▶ **WORK INSTRUCTIONS**:
Quote the whole listing verbatim.

-=-=-

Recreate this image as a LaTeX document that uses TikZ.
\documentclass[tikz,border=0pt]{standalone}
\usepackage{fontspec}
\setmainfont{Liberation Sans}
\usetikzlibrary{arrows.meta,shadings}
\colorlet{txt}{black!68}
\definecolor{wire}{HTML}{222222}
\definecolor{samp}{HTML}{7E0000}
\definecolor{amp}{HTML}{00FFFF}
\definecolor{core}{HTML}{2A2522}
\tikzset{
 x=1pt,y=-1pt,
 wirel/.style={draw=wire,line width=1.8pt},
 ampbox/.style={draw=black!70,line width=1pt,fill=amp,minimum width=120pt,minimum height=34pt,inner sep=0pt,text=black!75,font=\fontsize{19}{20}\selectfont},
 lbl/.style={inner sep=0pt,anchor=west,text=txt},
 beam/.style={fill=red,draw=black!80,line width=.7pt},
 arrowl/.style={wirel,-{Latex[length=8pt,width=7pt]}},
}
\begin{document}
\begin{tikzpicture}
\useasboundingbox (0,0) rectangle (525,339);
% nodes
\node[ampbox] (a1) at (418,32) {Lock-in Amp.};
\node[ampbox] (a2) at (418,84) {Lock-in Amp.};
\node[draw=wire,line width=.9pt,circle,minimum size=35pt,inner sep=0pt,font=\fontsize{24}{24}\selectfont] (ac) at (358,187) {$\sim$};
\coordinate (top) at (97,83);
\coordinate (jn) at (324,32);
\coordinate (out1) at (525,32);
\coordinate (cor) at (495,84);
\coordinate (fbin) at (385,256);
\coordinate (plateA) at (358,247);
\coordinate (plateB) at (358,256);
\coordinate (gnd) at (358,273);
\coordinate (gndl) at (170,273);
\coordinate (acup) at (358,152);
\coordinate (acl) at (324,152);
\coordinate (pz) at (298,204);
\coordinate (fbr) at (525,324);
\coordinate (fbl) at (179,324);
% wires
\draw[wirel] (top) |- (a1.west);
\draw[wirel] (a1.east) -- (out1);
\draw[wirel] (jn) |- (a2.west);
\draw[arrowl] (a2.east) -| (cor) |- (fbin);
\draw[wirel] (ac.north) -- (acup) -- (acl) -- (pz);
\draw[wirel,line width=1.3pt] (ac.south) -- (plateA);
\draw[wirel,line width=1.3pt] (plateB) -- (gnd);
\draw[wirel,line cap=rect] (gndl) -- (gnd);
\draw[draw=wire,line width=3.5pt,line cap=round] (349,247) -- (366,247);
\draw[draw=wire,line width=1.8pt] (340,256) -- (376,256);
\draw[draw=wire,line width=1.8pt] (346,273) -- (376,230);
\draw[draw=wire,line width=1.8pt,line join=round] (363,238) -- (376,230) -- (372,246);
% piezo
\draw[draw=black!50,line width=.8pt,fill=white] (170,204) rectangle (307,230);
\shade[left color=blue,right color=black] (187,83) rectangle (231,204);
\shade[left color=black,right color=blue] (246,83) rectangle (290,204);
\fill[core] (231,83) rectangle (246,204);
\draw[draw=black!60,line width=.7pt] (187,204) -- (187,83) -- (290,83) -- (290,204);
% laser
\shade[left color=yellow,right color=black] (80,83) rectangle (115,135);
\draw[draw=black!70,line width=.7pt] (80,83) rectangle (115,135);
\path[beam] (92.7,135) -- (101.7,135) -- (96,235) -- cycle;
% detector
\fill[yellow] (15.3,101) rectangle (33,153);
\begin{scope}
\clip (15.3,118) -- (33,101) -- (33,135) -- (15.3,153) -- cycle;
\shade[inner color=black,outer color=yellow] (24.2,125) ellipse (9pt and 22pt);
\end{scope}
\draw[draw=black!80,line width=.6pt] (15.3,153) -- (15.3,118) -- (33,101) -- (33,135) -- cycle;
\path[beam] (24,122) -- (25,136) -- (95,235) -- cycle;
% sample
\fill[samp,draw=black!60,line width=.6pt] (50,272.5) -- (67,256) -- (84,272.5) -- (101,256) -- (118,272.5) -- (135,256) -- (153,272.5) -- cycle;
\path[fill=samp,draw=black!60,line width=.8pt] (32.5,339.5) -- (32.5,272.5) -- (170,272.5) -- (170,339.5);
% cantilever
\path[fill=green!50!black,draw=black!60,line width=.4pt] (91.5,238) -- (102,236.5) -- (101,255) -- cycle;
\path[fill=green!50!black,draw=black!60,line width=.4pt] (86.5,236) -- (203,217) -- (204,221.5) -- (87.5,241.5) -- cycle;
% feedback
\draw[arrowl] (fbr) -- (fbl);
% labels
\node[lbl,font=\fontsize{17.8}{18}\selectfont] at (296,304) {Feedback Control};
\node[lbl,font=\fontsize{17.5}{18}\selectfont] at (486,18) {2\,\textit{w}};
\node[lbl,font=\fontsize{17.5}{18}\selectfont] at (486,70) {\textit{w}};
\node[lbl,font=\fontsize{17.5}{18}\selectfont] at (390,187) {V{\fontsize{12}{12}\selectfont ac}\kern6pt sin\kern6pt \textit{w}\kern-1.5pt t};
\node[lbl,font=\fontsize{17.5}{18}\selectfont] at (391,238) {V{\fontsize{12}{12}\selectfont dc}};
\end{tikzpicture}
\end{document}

-=-=-

▶ **RESULT OF THIS EXERCISE**:
Recreate this image as a LaTeX document that uses TikZ.
\documentclass[tikz,border=0pt]{standalone}
\usepackage{fontspec}
\setmainfont{Liberation Sans}
\usetikzlibrary{arrows.meta,shadings}
\colorlet{txt}{black!68}
\definecolor{wire}{HTML}{222222}
\definecolor{samp}{HTML}{7E0000}
\definecolor{amp}{HTML}{00FFFF}
\definecolor{core}{HTML}{2A2522}
\tikzset{
 x=1pt,y=-1pt,
 wirel/.style={draw=wire,line width=1.8pt},
 ampbox/.style={draw=black!70,line width=1pt,fill=amp,minimum width=120pt,minimum height=34pt,inner sep=0pt,text=black!75,font=\fontsize{19}{20}\selectfont},
 lbl/.style={inner sep=0pt,anchor=west,text=txt},
 beam/.style={fill=red,draw=black!80,line width=.7pt},
 arrowl/.style={wirel,-{Latex[length=8pt,width=7pt]}},
}
\begin{document}
\begin{tikzpicture}
\useasboundingbox (0,0) rectangle (525,339);
% nodes
\node[ampbox] (a1) at (418,32) {Lock-in Amp.};
\node[ampbox] (a2) at (418,84) {Lock-in Amp.};
\node[draw=wire,line width=.9pt,circle,minimum size=35pt,inner sep=0pt,font=\fontsize{24}{24}\selectfont] (ac) at (358,187) {$\sim$};
\coordinate (top) at (97,83);
\coordinate (jn) at (324,32);
\coordinate (out1) at (525,32);
\coordinate (cor) at (495,84);
\coordinate (fbin) at (385,256);
\coordinate (plateA) at (358,247);
\coordinate (plateB) at (358,256);
\coordinate (gnd) at (358,273);
\coordinate (gndl) at (170,273);
\coordinate (acup) at (358,152);
\coordinate (acl) at (324,152);
\coordinate (pz) at (298,204);
\coordinate (fbr) at (525,324);
\coordinate (fbl) at (179,324);
% wires
\draw[wirel] (top) |- (a1.west);
\draw[wirel] (a1.east) -- (out1);
\draw[wirel] (jn) |- (a2.west);
\draw[arrowl] (a2.east) -| (cor) |- (fbin);
\draw[wirel] (ac.north) -- (acup) -- (acl) -- (pz);
\draw[wirel,line width=1.3pt] (ac.south) -- (plateA);
\draw[wirel,line width=1.3pt] (plateB) -- (gnd);
\draw[wirel,line cap=rect] (gndl) -- (gnd);
\draw[draw=wire,line width=3.5pt,line cap=round] (349,247) -- (366,247);
\draw[draw=wire,line width=1.8pt] (340,256) -- (376,256);
\draw[draw=wire,line width=1.8pt] (346,273) -- (376,230);
\draw[draw=wire,line width=1.8pt,line join=round] (363,238) -- (376,230) -- (372,246);
% piezo
\draw[draw=black!50,line width=.8pt,fill=white] (170,204) rectangle (307,230);
\shade[left color=blue,right color=black] (187,83) rectangle (231,204);
\shade[left color=black,right color=blue] (246,83) rectangle (290,204);
\fill[core] (231,83) rectangle (246,204);
\draw[draw=black!60,line width=.7pt] (187,204) -- (187,83) -- (290,83) -- (290,204);
% laser
\shade[left color=yellow,right color=black] (80,83) rectangle (115,135);
\draw[draw=black!70,line width=.7pt] (80,83) rectangle (115,135);
\path[beam] (92.7,135) -- (101.7,135) -- (96,235) -- cycle;
% detector
\fill[yellow] (15.3,101) rectangle (33,153);
\begin{scope}
\clip (15.3,118) -- (33,101) -- (33,135) -- (15.3,153) -- cycle;
\shade[inner color=black,outer color=yellow] (24.2,125) ellipse (9pt and 22pt);
\end{scope}
\draw[draw=black!80,line width=.6pt] (15.3,153) -- (15.3,118) -- (33,101) -- (33,135) -- cycle;
\path[beam] (24,122) -- (25,136) -- (95,235) -- cycle;
% sample
\fill[samp,draw=black!60,line width=.6pt] (50,272.5) -- (67,256) -- (84,272.5) -- (101,256) -- (118,272.5) -- (135,256) -- (153,272.5) -- cycle;
\path[fill=samp,draw=black!60,line width=.8pt] (32.5,339.5) -- (32.5,272.5) -- (170,272.5) -- (170,339.5);
% cantilever
\path[fill=green!50!black,draw=black!60,line width=.4pt] (91.5,238) -- (102,236.5) -- (101,255) -- cycle;
\path[fill=green!50!black,draw=black!60,line width=.4pt] (86.5,236) -- (203,217) -- (204,221.5) -- (87.5,241.5) -- cycle;
% feedback
\draw[arrowl] (fbr) -- (fbl);
% labels
\node[lbl,font=\fontsize{17.8}{18}\selectfont] at (296,304) {Feedback Control};
\node[lbl,font=\fontsize{17.5}{18}\selectfont] at (486,18) {2\,\textit{w}};
\node[lbl,font=\fontsize{17.5}{18}\selectfont] at (486,70) {\textit{w}};
\node[lbl,font=\fontsize{17.5}{18}\selectfont] at (390,187) {V{\fontsize{12}{12}\selectfont ac}\kern6pt sin\kern6pt \textit{w}\kern-1.5pt t};
\node[lbl,font=\fontsize{17.5}{18}\selectfont] at (391,238) {V{\fontsize{12}{12}\selectfont dc}};
\end{tikzpicture}
\end{document}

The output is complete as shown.